Background
The automotive sector's roadmap to support decarbonization includes hydrogen (H2) as one of the low/no carbon fuels. While several studies are aimed at using H2 in internal combustion engines (ICEs), this project aimed at understanding the combustion performance of high-pressure direct-injection (DI) H2 in a single-cylinder ICE for future H2 ICEs. More specifically, different combustion modes for various operating regimes spanning from spark ignition to spark-assisted compression ignition to diffusion-like combustion were explored. The rationale was that such strategies could allow higher power density and diesel engine-like efficiencies while avoiding the typical challenges associated with knock and pre-ignition without the need for advanced boosting.
Approach
The project team converted a PFI NG single-cylinder engine to operate on DI H2 fuel. A piezo gasoline injector was installed in the engine capable of injecting H2 at 170 bar injection pressure. Both lean and stoichiometric operating regimes were explored to understand the benefits of homogeneous, stratified, and multi-injection strategies.
Accomplishments
The primary emissions from an H2 ICE are NOx emissions. The engine-out emissions need to be reduced to single-digit ppm levels for such engines to meet/improve upon the proposed emissions regulations for medium and heavy-duty engines in 2027 and beyond. In this project, we demonstrated that a significant decrease in NOx emissions could be realized for cases that employed a late DI pulse near the spark timing of the engine albeit with an engine efficiency penalty.
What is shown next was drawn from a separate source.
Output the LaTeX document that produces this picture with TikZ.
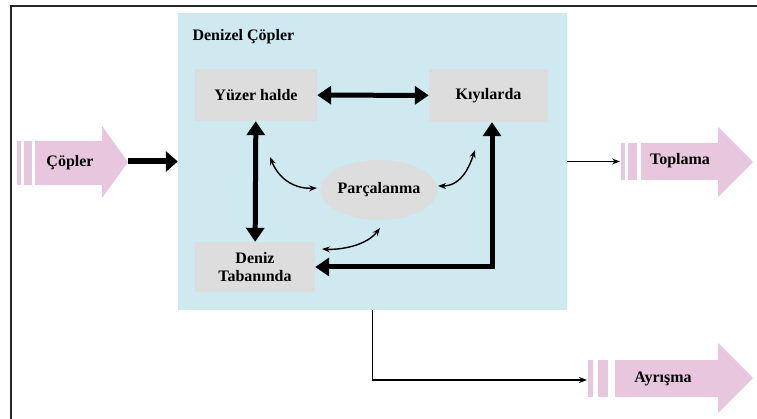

In addition, the stoichiometric operating load of the H2 ICE was also increased significantly with the usage of high-pressure DI. These results were also highlighted in the SAE publication (SAE Technical Paper, 2023-01-0287).
Due to injection hardware challenges, several questions remain unanswered at the end of this internal research project. There exists a consensus amongst consortium participant members to study this further in the upcoming CHEDE-9 consortium starting in January 2024.